Le marché chinois de la publicité en ligne à de quoi attirer les agences. Il a cru de 224 millions de dollars en 2004 à 417 millions de dollars en 2005, et 640 millions de dollars en 2006. Malgré l'importance de la fraude au clic, son potentiel reste très important puisque les dépenses en ligne ne représentent encore que 3 % du marché total de la publicité, et que selon iResearch en mars 2006, moins d'un million d'entreprises chinoises (sur 20 millions) utilisaient le Web pour faire du marketing. Par ailleurs, les acteurs nationaux, comme Allyes Information Technology, n'ont pas assis de domination écrasante, comme c'est le cas sur la plupart des autres marchés online. Enfin, les annonceurs étrangers plébiscitent le Web en Chine, car il leur permet de s'adresser à leur cible, la classe moyenne émergeante.
Pour l'instant, donc, les secteurs de la communication - entre les marques et les consommateurs ou entre internautes - sont les principaux aimants des net-entreprises françaises en Chine, qui n'y ont pas subi d'échec cuisant. Mais quelles sont leurs recettes ? Dans tous les cas, elles ont su s'appuyer sur des acteurs locaux et des intermédiaires, et s'adapter au marché local. "L'idée pour nous, en tant que réseau social, était de chercher un partenaire qui faisait le même métier, si possible leader ou numéro deux, et de prendre une participation financière avec minorité de blocage, pour ensuite créer des passerelles entre nos sites, explique Dan Serfaty, le CEO de Viadeo. Les exemples d'implantation directe, avec une marque et une interface unique, sont négatifs."

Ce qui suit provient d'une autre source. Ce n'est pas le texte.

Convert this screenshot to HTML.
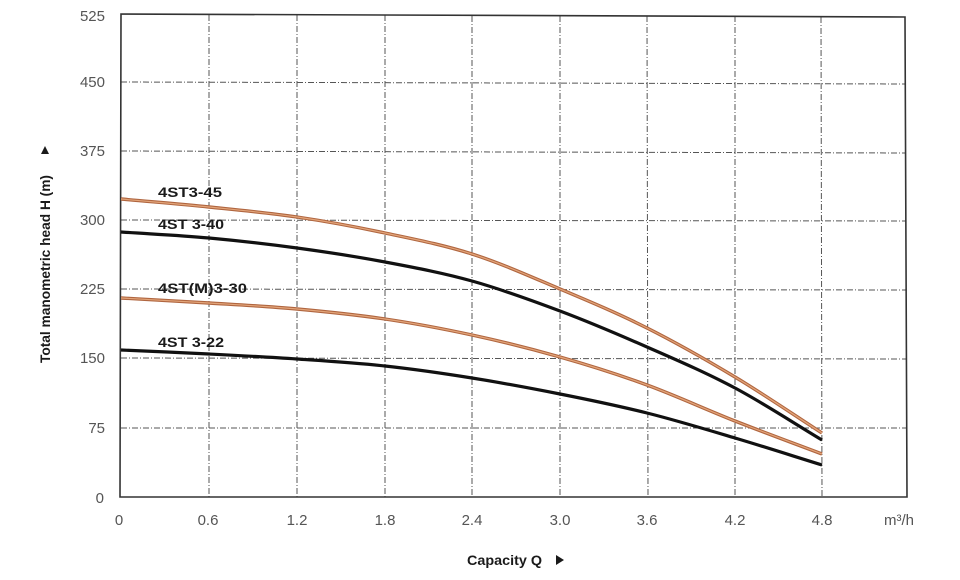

Ce modèle, largement employé par les sociétés américaines, a effectivement montré ses limites et fait déchanter eBay (qui reste derrière TaoBao), Amazon (derrière Dangdang), Yahoo et Google (loi derrière Baidu). S'appuyer de manière forte sur un partenaire local permet de bénéficier des avantages des entreprises locales : connaissance du cadre réglementaire, des méthodes de management, contenus et services adaptés, relations commerciales avec les acteurs locaux (FAI, opérateurs mobiles…). "Nous aurions pu lancer d'abord Meetic, mais cela aurait été plus compliqué, confie Marc Simoncini. Ainsi nous nous sommes appuyés sur les équipes de eFriendsnet, qui ont designé Meetic Chine et nous ont aidé à localiser le produit." Partenariat, participation financière, tous les modèles sont possibles à condition de collaborer… et de trouver les bons montages juridiques et techniques, ce qui n'est pas simple.
Mieux vaut donc s'entourer, pour négocier, et en amont pour trouver les bons contacts. "Le plus difficile est de trouver le bon interlocuteur", affirme Dan Serfaty. Son entreprise, Viadeo, a rencontré Tianji par l'intermédiaire de Ventech, l'un de ses investisseurs, qui a passé un accord avec un apporteur d'affaires chinois. Thomas Chabrières, qui a monté le bureau chinois de Business Interactif, connaissait quant à lui déjà le marché, puisqu'il est installé en Chine depuis 1999 et qu'il parle le mandarin. Il recommande par ailleurs aux entreprises candidates à l'implantation en Chine de passer par la Mission Economique ou la CCI françaises. La Mission Economique de Beijing a par exemple rédigé fin 2006 une étude qui décrit le marché de l'Internet en Chine, ses acteurs, aborde les questions de régulation, fournit des contacts utiles par secteur et dresse une liste de partenaires potentiels pour des entreprises françaises. "Dans tous les cas, il faut prendre son temps et venir sur place", ajoute-t-il.